Fact Check-Australian law categorises all medicines under various sub-sections of ‘poison’ – this is a legal definition and does not mean medicines are harmful

Updated to correct syntax

Posts online have raised concern over the use of the word “poison” in Western Australian legislation that has authorised the COVID-19 vaccine. However, poison is a generic legal term in Australia and does not mean the injection is dangerous, according to an expert speaking to Reuters.

Social media accounts have used screenshots of the authorisation to suggest COVID-19 vaccines are harmful (here and here), with one user writing: “A bit of validation if you’ve been called a ‘conspiracy theorist’ for saying the vax is poison, that’s what the WA state government is calling it...” (here).

However, poison can also refer to normal medicines in Australian law. Legal documents often use and define words with specific, contextual meanings.

A good example in English law is the word “assault”. The Cambridge Dictionary defines assault as “a violent attack” (here). However, the 1988 Criminal Justice Act ( makes the distinction between assault (any act with the intention to cause suffering) and battery (the application of unlawful force to another person). Assault therefore means something different in the 1988 Act than its typical English language definition.
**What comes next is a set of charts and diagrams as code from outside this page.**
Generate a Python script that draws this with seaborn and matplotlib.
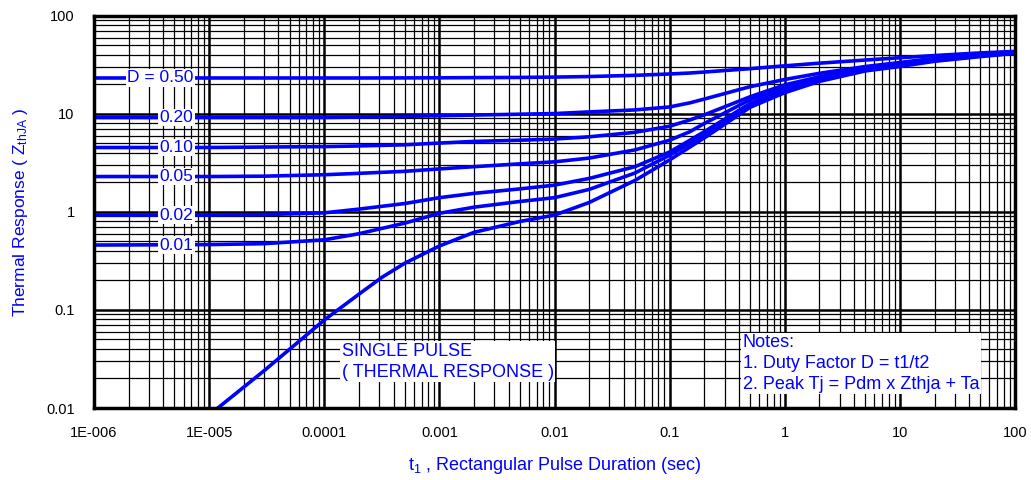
import matplotlib
matplotlib.use('Agg')
import matplotlib.pyplot as plt
import matplotlib.ticker as mticker
import numpy as np
import seaborn as sns

# values (log-log)
t_duty = [1e-6, 1e-5, 3e-5, 1e-4, 2e-4, 5e-4, 1e-3, 2e-3, 5e-3, 1e-2, 2e-2, 5e-2,
          0.1, 0.15, 0.2, 0.5, 1, 2, 5, 10, 20, 50, 100]
z_d50 = [23.3, 23.3, 23.3, 23.3, 23.3, 23.35, 23.4, 23.5, 23.6, 23.8, 24.1, 24.8,
         25.6, 26.2, 26.8, 29.0, 31.0, 33.0, 35.5, 37.5, 39.5, 42.0, 43.5]
z_d20 = [9.2, 9.2, 9.2, 9.2, 9.3, 9.45, 9.6, 9.75, 9.95, 10.1, 10.5, 11.0,
         11.8, 13.0, 14.2, 19.0, 22.5, 26.0, 30.5, 33.5, 37.0, 41.0, 43.0]
z_d10 = [4.55, 4.55, 4.6, 4.65, 4.72, 4.85, 5.05, 5.25, 5.4, 5.55, 5.85, 6.5,
         7.5, 8.7, 9.8, 15.0, 19.8, 24.0, 29.5, 33.0, 36.5, 40.5, 42.5]
z_d05 = [2.3, 2.3, 2.32, 2.4, 2.48, 2.6, 2.75, 2.9, 3.1, 3.25, 3.55, 4.3,
         5.4, 6.6, 8.0, 14.0, 18.7, 23.0, 29.0, 32.5, 36.0, 40.0, 42.0]
z_d02 = [0.93, 0.93, 0.94, 0.98, 1.07, 1.22, 1.40, 1.55, 1.72, 1.88, 2.2, 2.9,
         4.1, 5.4, 6.6, 12.8, 17.9, 22.5, 28.5, 32.0, 35.5, 39.5, 42.0]
z_d01 = [0.46, 0.465, 0.475, 0.52, 0.6, 0.77, 0.97, 1.12, 1.28, 1.4, 1.7, 2.5,
         3.8, 5.0, 6.2, 12.3, 17.3, 22.0, 28.0, 31.5, 35.0, 39.0, 42.0]

t_single = [1.19e-5, 3e-5, 1e-4, 2e-4, 3.16e-4, 5e-4, 1e-3, 2e-3, 5e-3, 1e-2, 2e-2, 5e-2,
            0.1, 0.15, 0.2, 0.5, 1, 2, 5, 10, 20, 50, 100]
z_single = [0.01, 0.024, 0.079, 0.145, 0.215, 0.3, 0.45, 0.62, 0.8, 0.93, 1.25, 2.1,
            3.4, 4.6, 5.7, 11.7, 16.5, 21.5, 27.5, 30.5, 34.5, 38.5, 41.5]

duty_labels = ['D = 0.50', '0.20', '0.10', '0.05', '0.02', '0.01']
duty_series = [z_d50, z_d20, z_d10, z_d05, z_d02, z_d01]

x_ticks = [1e-6, 1e-5, 1e-4, 1e-3, 1e-2, 0.1, 1, 10, 100]
x_ticklabels = ['1E-006', '1E-005', '0.0001', '0.001', '0.01', '0.1', '1', '10', '100']
y_ticks = [0.01, 0.1, 1, 10, 100]
y_ticklabels = ['0.01', '0.1', '1', '10', '100']

sns.set_style('white')
plt.rcParams['font.family'] = ['Liberation Sans', 'DejaVu Sans']
plt.rcParams['mathtext.default'] = 'regular'

fig = plt.figure(figsize=(10.31, 4.8), dpi=100)
ax = fig.add_axes([0.0912, 0.15, 0.8933, 0.8167])

blue = '#0000ff'
for z in duty_series:
    sns.lineplot(x=t_duty, y=z, ax=ax, color=blue, lw=2.6, estimator=None, sort=False)
sns.lineplot(x=t_single, y=z_single, ax=ax, color=blue, lw=2.6, estimator=None, sort=False)

ax.set_xscale('log')
ax.set_yscale('log')
ax.set_xlim(1e-6, 100)
ax.set_ylim(0.01, 100)

ax.xaxis.set_major_locator(mticker.FixedLocator(x_ticks))
ax.xaxis.set_major_formatter(mticker.FixedFormatter(x_ticklabels))
ax.yaxis.set_major_locator(mticker.FixedLocator(y_ticks))
ax.yaxis.set_major_formatter(mticker.FixedFormatter(y_ticklabels))
ax.xaxis.set_minor_locator(mticker.LogLocator(base=10, subs=np.arange(2, 10), numticks=20))
ax.yaxis.set_minor_locator(mticker.LogLocator(base=10, subs=np.arange(2, 10), numticks=20))
ax.xaxis.set_minor_formatter(mticker.NullFormatter())
ax.yaxis.set_minor_formatter(mticker.NullFormatter())

ax.grid(True, which='major', color='black', lw=1.8)
ax.grid(True, which='minor', color='black', lw=0.9)
ax.set_axisbelow(True)
for s in ax.spines.values():
    s.set_color('black')
    s.set_linewidth(2.5)
ax.tick_params(which='both', length=0)
ax.tick_params(axis='x', pad=13, labelsize=10.5, colors='black')
ax.tick_params(axis='y', pad=14, labelsize=10.5, colors='black')

# curve labels with white boxes
box = dict(facecolor='white', edgecolor='none', pad=1.0)
for lab, z in zip(duty_labels, duty_series):
    ax.text(7.3e-6, z[0], lab, color=blue, fontsize=12.5, ha='right', va='center',
            bbox=box, zorder=5)

ax.text(1.42e-4, 0.0297, 'SINGLE PULSE\n( THERMAL RESPONSE )', color=blue, fontsize=13,
        ha='left', va='center', linespacing=1.3, bbox=box, zorder=5)
ax.text(0.43, 0.0285, 'Notes:\n1. Duty Factor D = t1/t2\n2. Peak Tj = Pdm x Zthja + Ta',
        color=blue, fontsize=13, ha='left', va='center', linespacing=1.3, bbox=box, zorder=5)

ax.set_xlabel('t$_1$ , Rectangular Pulse Duration (sec)', color=blue, fontsize=13)
ax.set_ylabel('Thermal Response ( Z$_{thJA}$ )', color=blue, fontsize=12.5)
ax.xaxis.set_label_coords(0.5, -0.12)
ax.yaxis.set_label_coords(-0.069, 0.5)

fig.savefig('out.png', dpi=100)
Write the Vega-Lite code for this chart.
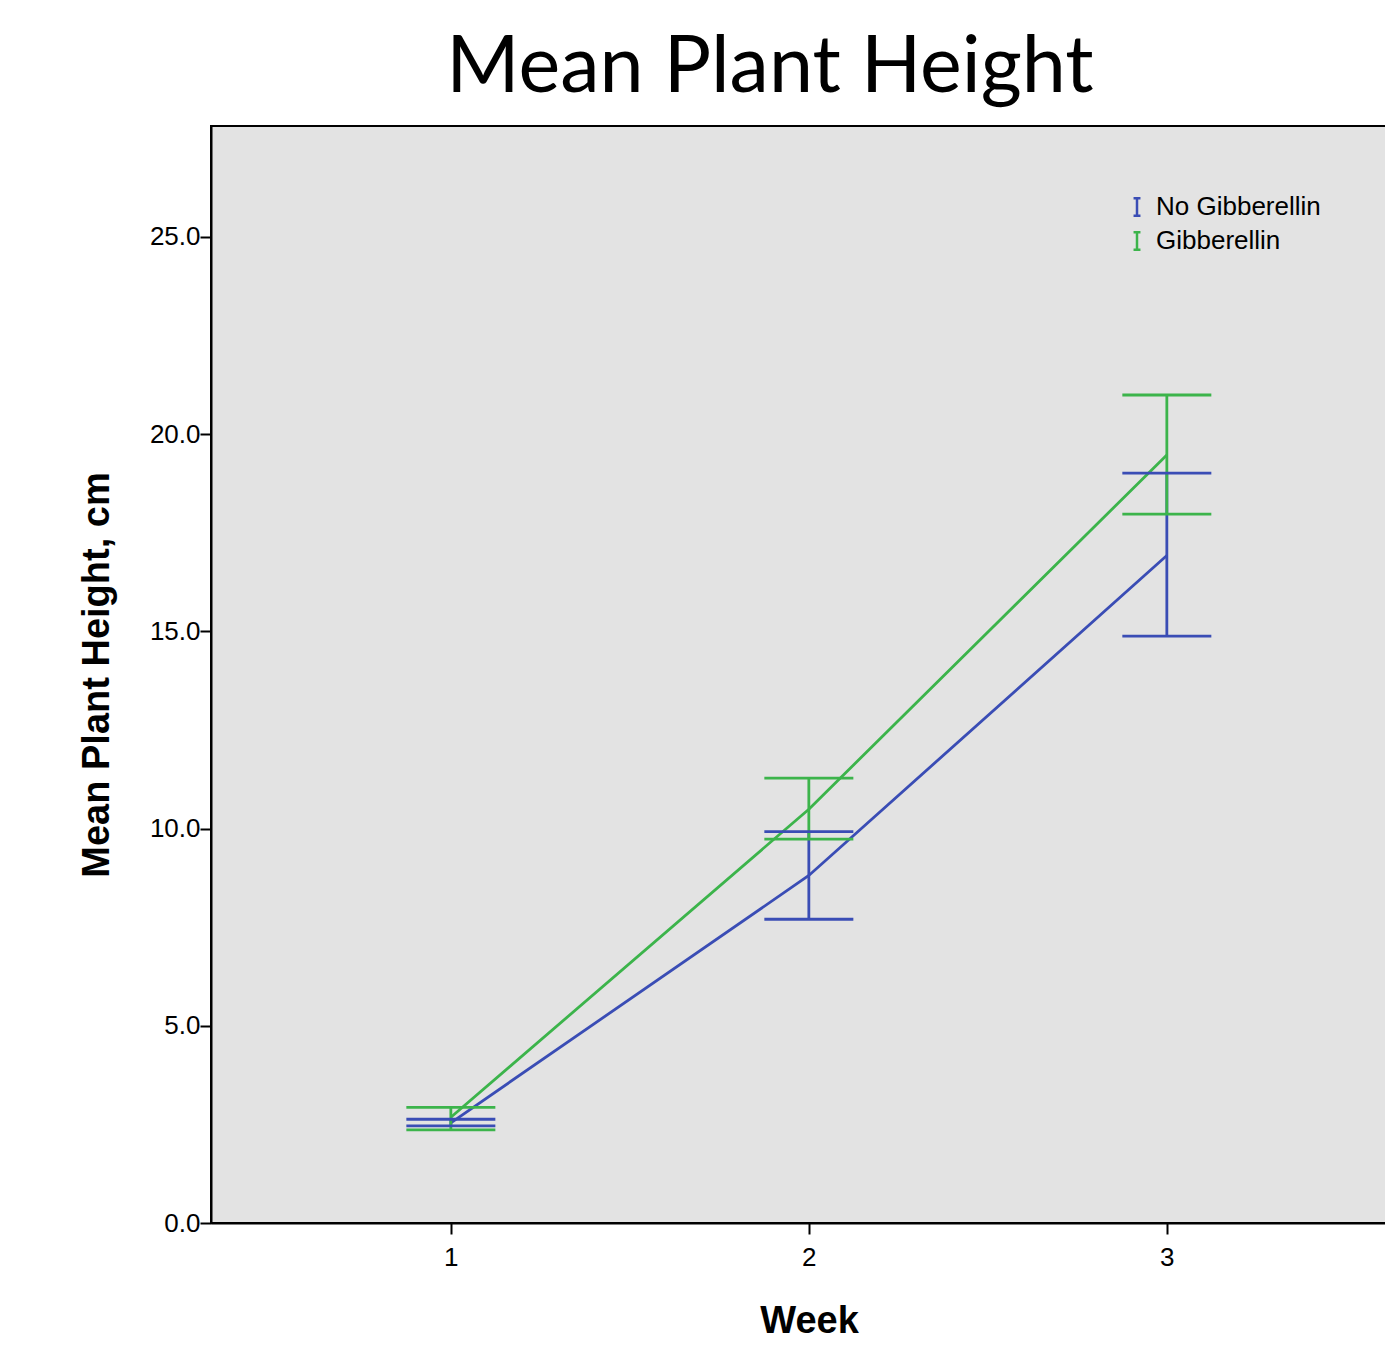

In Western Australia, the COVID-19 vaccine was authorised under the 2016 Public Health Act, which allows “poisons” to be administered during a public health emergency (here). The legislation’s use of the word “poison” comes within the meaning defined in the 2014 Medicines and Poisons Act: “A substance that is a Schedule 2, 3, 4, 5, 6, 7, 8 or 9 poison” (here , page two).

The 2014 Act uses these schedules to categorise substances that interact with physiological functions of the body, referred to as “poisons”. This ranges from pharmacy medicines like paracetamol (schedule two) to banned substances like heroin (schedule nine).

COVID-19 vaccines are identified as schedule four poisons (here), meaning they are prescription-only medicines that should be administered only by trained professionals. For instance, you cannot buy a vaccine at a local shop and inject yourself.

“In sum: poison is a generic term that includes what the general public understands to be a poison, but extends to over-the-counter medicines and prescription medicines,” Dr Marco Rizzi, specialist in medical law at the University of Western Australia (here), told Reuters via email.

He added: “Defining the COVID-19 vaccine as a ‘poison’ does not mean the Australian governments consider it ‘dangerous’; at least no more dangerous than any other medicine that requires prescription.”


Missing context. Australian law refers to the COVID-19 vaccine as a poison, but this does not mean the jab is dangerous. Medical legislation in Australia describes all medicines as poisons, and ranges from paracetamol to heroin.